Enquanto a primeira versão da frase sugere que a paixão pelo trabalho elimina a sensação de estar trabalhando, a segunda versão aponta para a possibilidade de uma sobrecarga e de sacrificar outros aspectos importantes da vida. É importante reconhecer que, mesmo em uma carreira apaixonante, haverá tarefas menos agradáveis e pressões profissionais. E, acima de tudo, haverá o compromisso, a responsabilidade, que, por si só, já têm um peso diferente. Assistir a um filme é uma coisa, assistir a um filme e ter que escrever sobre ele é outra; ter uma banda é uma coisa, ter que compor um número razoável de novas canções dentro do prazo e fazer 25 shows ao mês é outra.
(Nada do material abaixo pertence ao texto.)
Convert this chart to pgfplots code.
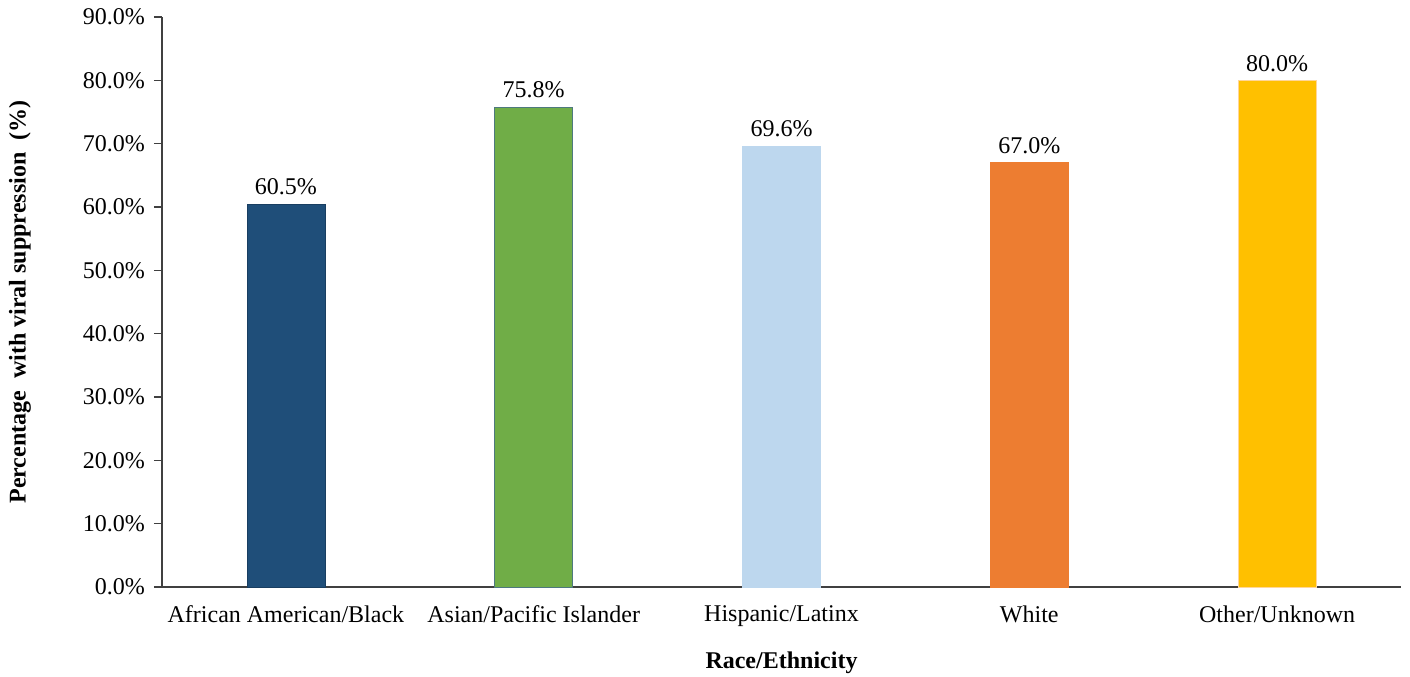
\documentclass[border=0pt]{standalone}
\usepackage{pgfplots}
\pgfplotsset{compat=1.18}
\usepackage{fontspec}
\setmainfont{Liberation Serif}
\definecolor{cA}{HTML}{1F4E79}
\definecolor{cB}{HTML}{70AD47}
\definecolor{cC}{HTML}{BDD7EE}
\definecolor{cD}{HTML}{ED7D31}
\definecolor{cE}{HTML}{FFC000}
\definecolor{axc}{HTML}{404040}
\begin{document}
\begin{tikzpicture}
\path[use as bounding box] (-81pt,-44.5pt) rectangle (624pt,293.5pt);
\begin{axis}[
  at={(0,0)}, anchor=south west,
  scale only axis, width=619.5pt, height=285pt,
  xmin=-0.5, xmax=4.5, ymin=0, ymax=90,
  axis x line*=bottom, axis y line*=left,
  axis line style={axc, line width=0.6pt},
  xtick={0,1,2,3,4},
  xticklabels={African American/Black, Asian/Pacific Islander, Hispanic/Latinx, White, Other/Unknown},
  major x tick style={draw=none},
  ytick={0,10,...,90},
  y tick style={axc, line width=0.6pt},
  tick align=outside, major tick length=4pt,
  yticklabel={\pgfmathprintnumber[fixed,fixed zerofill,precision=1]{\tick}\%},
  /pgf/number format/assume math mode=true,
  tick label style={font=\fontsize{12}{14}\selectfont, text=black},
  yticklabel style={xshift=-1pt},
  xticklabel style={yshift=-2pt},
  xlabel={\textbf{Race/Ethnicity}},
  ylabel={\textbf{Percentage\ \ with viral suppression\ \ (\%)}},
  label style={font=\fontsize{12}{14}\selectfont},
  xlabel style={at={(axis description cs:0.5,-0.1333)}, anchor=center},
  ylabel style={at={(axis description cs:-0.1146,0.5)}, anchor=center},
  ybar, bar width=39pt, bar shift=0pt,
  nodes near coords={\pgfmathprintnumber[fixed,fixed zerofill,precision=1]{\pgfplotspointmeta}\%},
  nodes near coords style={font=\fontsize{12}{14}\selectfont, text=black, /pgf/number format/assume math mode=true, yshift=1pt},
  clip=false,
]
\addplot[fill=cA, draw=cA!80!black, line width=0.3pt] coordinates {(0,60.5)};
\addplot[fill=cB, draw=cB!70!blue, line width=0.3pt] coordinates {(1,75.8)};
\addplot[fill=cC, draw=cC, line width=0.3pt] coordinates {(2,69.6)};
\addplot[fill=cD, draw=cD, line width=0.3pt] coordinates {(3,67.0)};
\addplot[fill=cE, draw=cE!80!red!40!white, line width=0.3pt] coordinates {(4,80.0)};
\end{axis}
\end{tikzpicture}
\end{document}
E por aí vai. Nem mesmo seguindo as vocações que respondem ao mais espiritual dos ensejos, por exemplo, impedem que os burnouts aconteçam.
“Correr não adianta”, analisa Thais Andrade, “precisamos de pausas. É nessa brecha que podemos, quiçá, encontrar opções criativas e mais saudáveis para sairmos do lugar. Porém, descer da esteira que nos faz correr e não nos tira do lugar implicará em lidar com a realidade externa e com nós mesmos. Isso inevitavelmente vai gerar sofrimento, mas também será uma oportunidade de desenvolvimento pessoal. Quando nos olhamos, além de nos depararmos com nossas limitações, também podemos nos deparar com nossos potenciais, a depender do quanto é possível tolerar a dor que a realidade nos impõe.”
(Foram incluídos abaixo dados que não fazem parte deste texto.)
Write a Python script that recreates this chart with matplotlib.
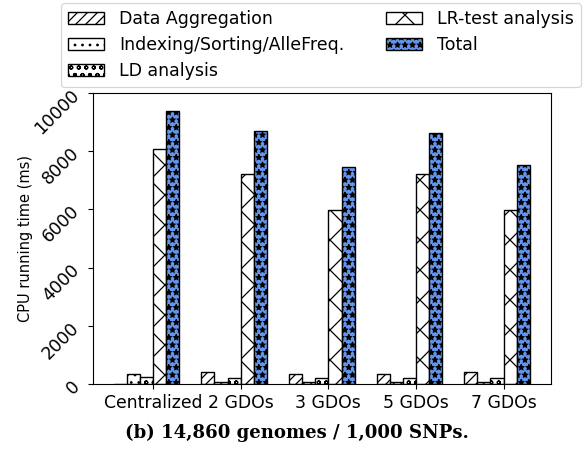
import matplotlib
matplotlib.use("Agg")
import matplotlib.pyplot as plt
import numpy as np

DPI = 90
S = 100.0 / DPI  # keep pixel sizes as tuned for 100 dpi

plt.rcParams['hatch.linewidth'] = 1.0
plt.rcParams['axes.linewidth'] = 0.8 * S
plt.rcParams['xtick.major.size'] = 3.5 * S
plt.rcParams['ytick.major.size'] = 3.5 * S
plt.rcParams['xtick.major.width'] = 0.8 * S
plt.rcParams['ytick.major.width'] = 0.8 * S
plt.rcParams['xtick.major.pad'] = 3.5 * S
plt.rcParams['ytick.major.pad'] = 3.5 * S

categories = ["Centralized", "2 GDOs", "3 GDOs", "5 GDOs", "7 GDOs"]
series_names = ["Data Aggregation", "Indexing/Sorting/AlleFreq.", "LD analysis",
                "LR-test analysis", "Total"]
data_aggregation = [0, 395, 360, 360, 405]
indexing = [350, 70, 65, 60, 65]
ld_analysis = [247, 212, 220, 205, 215]
lr_test = [8060, 7200, 5980, 7200, 5985]
total = [9365, 8690, 7440, 8640, 7510]
yticks = [0, 2000, 4000, 6000, 8000, 10000]

series = [data_aggregation, indexing, ld_analysis, lr_test, total]
hatches = ['///', '..', 'oo', 'x', '**']
colors = ['white', 'white', 'white', 'white', '#6495ED']

fig = plt.figure(figsize=(584 / DPI, 458 / DPI), dpi=DPI)
ax = fig.add_axes([0.159, 0.1616, 0.784, 0.6354])

x = np.arange(len(categories))
w = 0.15
for j, (vals, name) in enumerate(zip(series, series_names)):
    ax.bar(x + (j - 2.5) * w, vals, w, color=colors[j], edgecolor='black',
           hatch=hatches[j], linewidth=1.0 * S, label=name)

ax.set_xticks(x)
ax.set_xticklabels(categories, fontsize=12.4 * S)
ax.set_ylim(0, 10000)
ax.set_yticks(yticks)
ax.set_yticklabels([str(t) for t in yticks], rotation=45, fontsize=12.5 * S)
ax.set_ylabel("CPU running time (ms)", fontsize=10.5 * S)
ax.yaxis.set_label_coords(-0.131, 0.5)

handles, labels = ax.get_legend_handles_labels()
fig.legend(handles, labels, ncol=2, loc='upper center',
           bbox_to_anchor=(0.55, 1.0), fontsize=12.5 * S, frameon=True,
           handlelength=2.07, handletextpad=0.86, columnspacing=2.4,
           borderaxespad=0.2, labelspacing=0.45)

fig.text(0.509, 0.0546, "(b) 14,860 genomes / 1,000 SNPs.", ha='center',
         va='center', fontsize=13.1 * S, fontweight='bold', family='DejaVu Serif')

fig.savefig("out.png", dpi=DPI)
“Em complemento”, finaliza ela, “estamos na era da positividade excessiva, em tempos em que a Fake News do ‘tudo é possível e está a seu alcance’ circula das mais diversas formas pelas redes sociais. Se por um lado, a geração Z se opõe ao modelo de trabalho excessivo das gerações anteriores; por outro, também são estimulados a fazer aquilo que amam e a seguir seus sonhos. Cabe destacar, porém, que o véu do excesso de positividade pode turvar a visão e deixar o coração iludido.”
O pessimismo recorrente em algumas gerações pode ser atribuído em parte à percepção de que alcançar a felicidade plena no trabalho pode ser uma expectativa irrealista. É importante lembrar que a felicidade não é exclusivamente derivada do trabalho. Outras áreas da vida, como relacionamentos e tempo livre, obviamente também desempenham um papel significativo no bem-estar geral. Em vez de buscar incessantemente a perfeição e a felicidade total no trabalho, é mais realista e benéfico buscar um equilíbrio saudável, encontrar propósito nas atividades profissionais e também valorizar os momentos de descanso e cuidado pessoal.
É como diz Issa, protagonista de Insecure (2016-2021), série que, dentre muitos temas, lidou muito bem com as complexidades do trabalho na vida atual, especialmente quando ele se mistura com a vida pessoal:
“Eu sou uma bagunça. Mas uma bagunça que está aprendendo a lidar com os seus problemas.”
1Thais Fonseca de Andrade, psicóloga clínica e psicanalista em formação pelo Instituto da Sociedade Brasileira de Psicanálise de São Paulo, Mestre em Ciências (USP) e Especialista em Psicoterapia Psicanalítica (USP) ([email protected]).